Additionally, when you have topics that aren't "gold", it simply selects the first non-gold one to repeat. This can mean that a bunch of stuff at the bottom of the tree gets rusty because you don't get to it while you end up redoing stuff you know backwards.

I made this observation in the forums but couldn't really get any traction on the issue.

At some point they also introduced the stupid heart system, which was pretty much my trigger for just abandoning the whole thing.

Also, I'm really not sure how much this format actually works. Like having completed the Spanish tree, I'm honestly not sure if I really remember anything more than a small fraction of it.

Perhaps that's because they have too many words?

If you look at some of the core languages like German the course has a 'words' tab and it shows you exactly how strong it thinks you know each word and when you saw each word last.

It could be different between languages, and who knows how well it works.. but it's definitely something they seem to be working on and putting thought into.

Thing is, I do less than 1 lesson per day. Probably 3 lessons per two weeks. Meaning that I press Practice button about 100 times in that two week period.

After about 40 days, I went back to go through some of the previous lessons, given their new Crown update, and realized I haven't seen some of the words at all.

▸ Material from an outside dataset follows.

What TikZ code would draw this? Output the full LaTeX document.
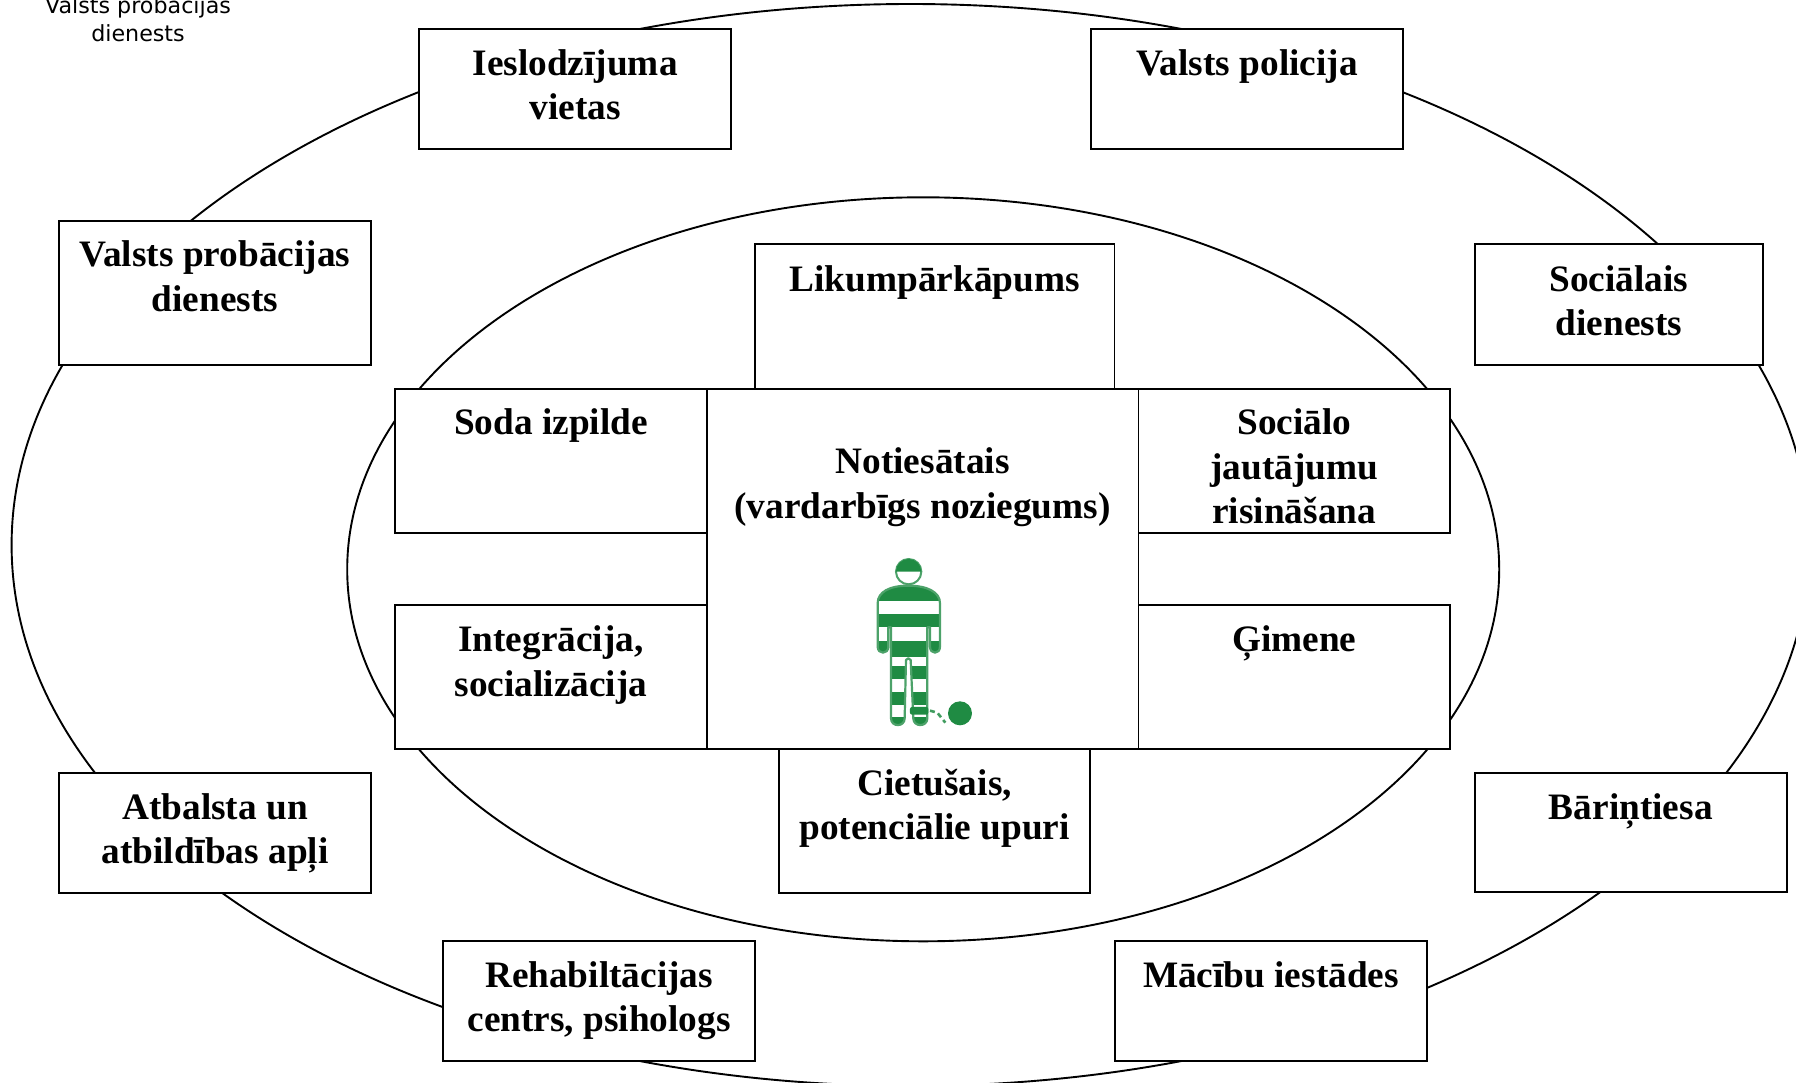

Despite having around 400 words learned so far.

Don't forget to take into account that new words are added to each course regularly. For newer languages and any of the beta languages, the words you are taught can change very frequently.
I've found that Lingvist is pretty good at spaced repetition. It focuses on hammering in the words I don't pick up quickly, but it still reviews all of the vocabulary it offers pretty regularly.